Boardwalk Market brings African basket seller to the Pacific Northwest

Sept. 12, 2018 — 

Area residents are used to visitors from around the world stopping in for a meal in Historic Old Town Florence or a walk on one of the many beautiful beaches in the area. Most of these travelers enjoy the time they spend here and continue on with their journey.

However, others so enjoy the experience that they decide to make Florence a larger, more permanent part of their lives.

Yusupha “Joseph” Dukuari, an entrepreneur from Africa, is one of those individuals.

“I love coming to Florence,” he said. “The boardwalk is so nice. I started here three years ago, and I love returning each spring and summertime for the market. The people have been very nice, and my business has grown each year I have been here.”

Dukuari comes to the port’s market to sell a wide variety of basket types that have long been used in Africa for carrying food and supplies. The need to carry products long distances has made the quality and desirability of these well-made baskets a strong selling point.

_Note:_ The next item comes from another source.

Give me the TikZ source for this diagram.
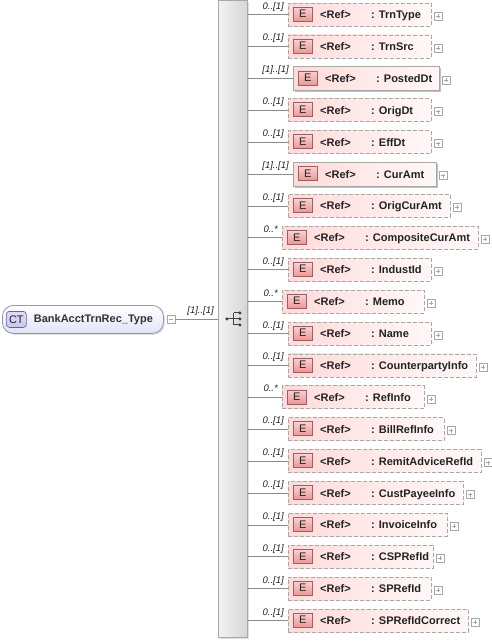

Before he left at the end of August, Dukuari continued to welcome people to his booth, chock-full of beautifully woven baskets. His hundreds of baskets sported many patterns, some reflecting the Islamic culture of the land of his youth, Namibia.

Some baskets were obviously utilitarian, with thick cords of twine and leather woven together to create a strong carrying container.

 Other designs were much finer in both materials and design elements.

In addition, a number of baskets had patterns drawn from nature. Others took a familiar yet complex pattern and repeated it, while slightly altering the lines and shapes in the design.

The colors in Dukuari’s woven offerings ran the gamut from deep royal purple to almost fluorescent pinks and oranges.

At Florence’s market, people have expressed that they purchase the baskets because they are not plastic and are of high quality.

“These are very popular right now,” Dukuari agreed. “They are strong and hold many items.”

He selects works from across the world to sell in Florence, focusing on attention to detail and quality workmanship.

“I am getting ready to go to back to Africa after the market ends,” Dukuari said. “I will go to Gambia and visit my family. Then I will go to see the people that I know that make baskets, they are in Ghana. I will go and stay with them while I restock and resupply and prepare my shipment for America.”

Although he has been spending time in the Pacific Northwest over the past few years, Dukuari originally went in a different direction.

The young entrepreneur was inspired by the example of neighbors and family friends who sought to improve their livelihoods by moving abroad. In his village, people would decide to leave to try and improve the chances they would be able to live a good life.

Dukuari followed in their footsteps, with some course adjustments along the way. He first moved to Europe, but realized that he must come to the U.S. to really grow his business.

“This has been going on for 50 years or more, long before I was born. I saw this as I was growing up and I knew I could make money doing this,” he said. “I lived in Europe for nine years before I came to America, and then I came here to do business. And business is good!”

Although Dukuari has already left on his travels, the Port of Siuslaw Boardwalk Market will still be open for weekends in September before closing for the season.